WAMUNYU DECORATORS COMPANY LIMITED v MUGOYA CONSTRUCTION & ENGINEERING LIMITED [2007] KEHC 3289 (KLR) | Review Of Court Orders | Esheria

WAMUNYU DECORATORS COMPANY LIMITED v MUGOYA CONSTRUCTION & ENGINEERING LIMITED [2007] KEHC 3289 (KLR)

Full Case Text

REPUBLIC OF KENYA

IN THE HIGH COURT OF KENYA

AT NAIROBI (MILIMANI COMMERCIAL COURTS)

Civil Suit 685 of 2004

WAMUNYU DECORATORS COMPANY LIMITED…......................PLAINITFF

VERSUS

MUGOYA CONSTRUCTION & ENGINEERING LIMITED….....DEFENDANT

R U L I N G

This court by its ruling dated 18th July 2005 entered judgment for the Plaintiff for the liquidated amount of the Plaintiff’s claim, being kshs 896, 528 and in so doing ordered that the suit be transferred to the Chief Magistrate’s Court – Milimani for disposal. The Plaintiff was aggrieved with the order of transfer and has accordingly moved this court by a Notice of Motion dated 6. 7.2006 seeking the court’s review of that order.  The application is brought under Section 3, 18 (1) and 80 of the Civil Procedure Act and order XLIV of the Civil Procedure Rules.

The Plaintiff’s argument is that apart from the liquidated claim, for which judgment was entered in favour of the Plaintiff, the Plaintiff had additional prayer for general damages for breach of contract which the Plaintiff stated amounted to kshs 8. 5 million approximately.  That this claim is subject to the assessment by the court after hearing evidence.  Plaintiff relied on a quote from the book CHITTY ON CONTRACTS 12 EDITION page 1044 as follows: -

“Defendant preventing complete performance.  If the other party to the contract wrongfully prevents the Plaintiff from completing his performance, the Plaintiff may either recover damages for breach of contract, or alternatively sue upon a quatum meruit to recover a reasonable remuneration for his partial performance.”

The Plaintiff’s claim is that it was prevented to complete the contract and its claim was therefore based on quatum meruit.

Defence in its replying affidavit concentrated in its response by showing the de–merit of the plaintiffs claim.  With respect that cannot be for the court’s consideration at this stage.  Merit will be considered after the hearing of the case where evidence will be tendered.  Defence further faulted the Plaintiff’s application on the basis that the application failed to show under what rule in Order XLIV the Plaintiff relied upon.  That further the Plaintiff had failed to show new important matter that had come to light.

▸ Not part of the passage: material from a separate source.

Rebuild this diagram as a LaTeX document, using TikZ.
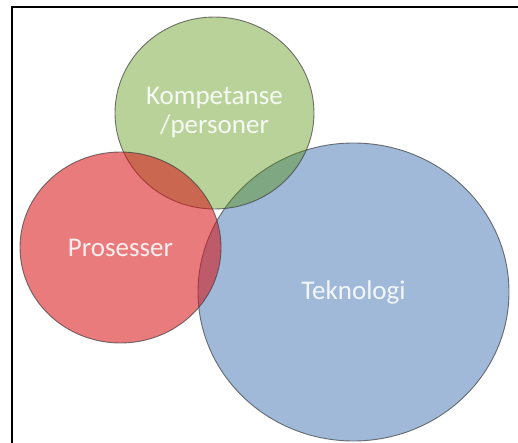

The court has considered the application the affidavit evidence and counsel’s submission.  The failure of the Plaintiff to specify which rule it relied upon under order XLIV is not fatal to the application.  It was in any case not the defendant’s stand that such failure led in any way to its prejudice in dealing with the application.  Order XLIV Rule 1 (1) amongst other ground provides that a review can be “for any other sufficient reasons.”  This I find suffices to move this court to review its previous order for transfer of this suit to the subordinate court. The plaintiff has sufficiently argued that it estimates that its claim for general damages will exceed the amount of jurisdiction of the subordinate court.  That to the court’s mind is enough to move the court to grant the Plaintiff the prayers it seeks.  Since the order being reviewed was issued by the court’s own motion it is the courts view that the costs of the present application ought to be in the cause. The orders of the court are as follows: -

(1)   That HCCC NO. 685 of 2004 is hereby withdrawn from the Chief Magistrate’s court and is retransferred to High Court Milimani for disposal.

(2)   That the costs of the Notice of Motion dated 6. 7.2006 shall be in the cause.

Dated and delivered this 25th day of January 2007.